> _Data shown_
-- begin --

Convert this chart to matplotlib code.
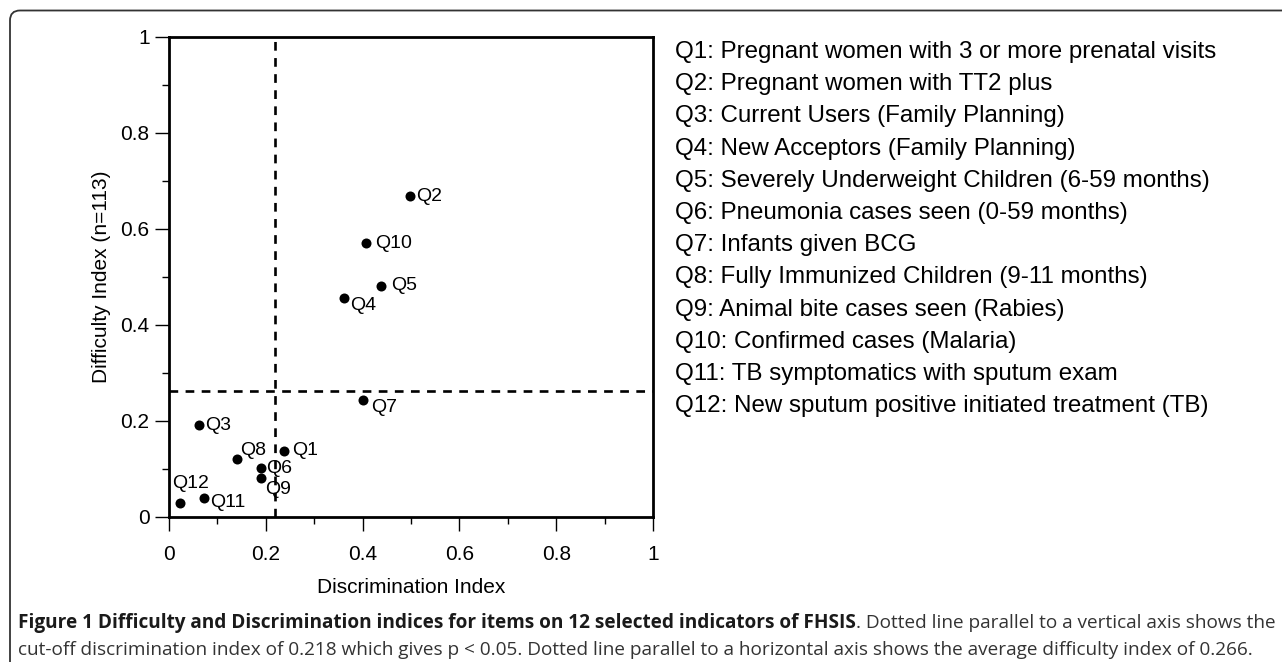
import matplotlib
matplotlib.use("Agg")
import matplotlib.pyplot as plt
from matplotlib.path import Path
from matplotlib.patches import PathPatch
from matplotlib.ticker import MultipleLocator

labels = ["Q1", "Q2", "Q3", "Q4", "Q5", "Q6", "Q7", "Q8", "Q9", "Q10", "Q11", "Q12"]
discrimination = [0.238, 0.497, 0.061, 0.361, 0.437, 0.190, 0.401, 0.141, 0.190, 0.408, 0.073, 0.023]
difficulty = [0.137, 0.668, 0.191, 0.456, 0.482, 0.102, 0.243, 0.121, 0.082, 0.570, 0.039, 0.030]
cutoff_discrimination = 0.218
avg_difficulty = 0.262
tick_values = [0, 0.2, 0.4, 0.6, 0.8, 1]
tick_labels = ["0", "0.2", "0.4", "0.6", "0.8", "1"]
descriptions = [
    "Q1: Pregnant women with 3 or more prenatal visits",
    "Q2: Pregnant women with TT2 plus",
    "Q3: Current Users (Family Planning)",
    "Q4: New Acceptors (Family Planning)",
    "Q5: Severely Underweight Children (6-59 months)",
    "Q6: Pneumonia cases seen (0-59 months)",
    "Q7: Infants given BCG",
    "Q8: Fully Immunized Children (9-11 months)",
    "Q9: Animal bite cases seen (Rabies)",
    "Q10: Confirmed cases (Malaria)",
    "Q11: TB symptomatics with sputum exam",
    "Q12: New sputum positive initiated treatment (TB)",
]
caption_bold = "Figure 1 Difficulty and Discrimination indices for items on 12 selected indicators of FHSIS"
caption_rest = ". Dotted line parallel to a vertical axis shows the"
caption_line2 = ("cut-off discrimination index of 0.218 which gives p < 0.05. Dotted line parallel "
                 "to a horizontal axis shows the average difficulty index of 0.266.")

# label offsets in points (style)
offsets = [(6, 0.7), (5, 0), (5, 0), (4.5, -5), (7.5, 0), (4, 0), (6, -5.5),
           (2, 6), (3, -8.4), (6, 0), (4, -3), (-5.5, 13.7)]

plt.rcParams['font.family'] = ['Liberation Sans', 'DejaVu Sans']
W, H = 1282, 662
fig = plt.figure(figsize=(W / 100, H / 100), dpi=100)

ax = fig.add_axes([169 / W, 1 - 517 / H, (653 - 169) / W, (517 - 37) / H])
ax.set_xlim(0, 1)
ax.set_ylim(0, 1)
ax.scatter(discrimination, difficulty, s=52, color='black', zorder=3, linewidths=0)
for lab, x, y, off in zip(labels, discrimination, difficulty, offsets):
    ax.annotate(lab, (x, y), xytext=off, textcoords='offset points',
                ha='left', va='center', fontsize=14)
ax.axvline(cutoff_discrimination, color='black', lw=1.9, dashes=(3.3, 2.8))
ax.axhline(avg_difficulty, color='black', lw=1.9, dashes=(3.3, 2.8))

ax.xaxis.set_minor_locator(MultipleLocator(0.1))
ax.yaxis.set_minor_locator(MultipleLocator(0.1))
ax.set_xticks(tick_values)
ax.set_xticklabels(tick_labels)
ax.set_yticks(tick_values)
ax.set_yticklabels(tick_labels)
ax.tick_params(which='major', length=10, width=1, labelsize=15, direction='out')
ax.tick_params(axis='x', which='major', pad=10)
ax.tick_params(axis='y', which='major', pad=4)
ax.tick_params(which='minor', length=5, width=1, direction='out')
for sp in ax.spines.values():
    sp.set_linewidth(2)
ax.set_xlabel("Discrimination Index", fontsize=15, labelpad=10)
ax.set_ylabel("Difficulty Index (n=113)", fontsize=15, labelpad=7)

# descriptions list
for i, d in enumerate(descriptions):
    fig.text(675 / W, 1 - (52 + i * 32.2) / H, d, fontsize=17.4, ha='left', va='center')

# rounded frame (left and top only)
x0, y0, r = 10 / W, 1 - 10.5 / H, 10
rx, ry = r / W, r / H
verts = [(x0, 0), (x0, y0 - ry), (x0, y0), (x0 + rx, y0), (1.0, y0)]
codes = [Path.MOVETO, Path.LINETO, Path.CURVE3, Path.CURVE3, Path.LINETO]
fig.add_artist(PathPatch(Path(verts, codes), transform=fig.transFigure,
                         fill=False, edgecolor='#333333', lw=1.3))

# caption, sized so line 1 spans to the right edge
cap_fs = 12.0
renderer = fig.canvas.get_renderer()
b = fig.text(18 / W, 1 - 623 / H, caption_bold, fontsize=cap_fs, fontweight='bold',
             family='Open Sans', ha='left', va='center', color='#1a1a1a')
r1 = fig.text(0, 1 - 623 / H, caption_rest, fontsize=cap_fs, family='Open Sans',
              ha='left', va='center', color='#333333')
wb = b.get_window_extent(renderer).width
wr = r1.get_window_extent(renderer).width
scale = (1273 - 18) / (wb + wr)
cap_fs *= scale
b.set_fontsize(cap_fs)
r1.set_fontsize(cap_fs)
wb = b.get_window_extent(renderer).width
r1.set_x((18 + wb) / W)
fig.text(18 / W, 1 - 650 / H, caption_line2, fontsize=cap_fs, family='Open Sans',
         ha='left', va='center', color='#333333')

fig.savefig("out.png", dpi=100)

-- end --

> _Given task_
Repeat exactly and only the lines from the start of the data above through the line that holds "from matplotlib.ticker import MultipleLocator", inclusive. Pictures do not belong in the copy.

> _Answer to the exercise_
Convert this chart to matplotlib code.
import matplotlib
matplotlib.use("Agg")
import matplotlib.pyplot as plt
from matplotlib.path import Path
from matplotlib.patches import PathPatch
from matplotlib.ticker import MultipleLocator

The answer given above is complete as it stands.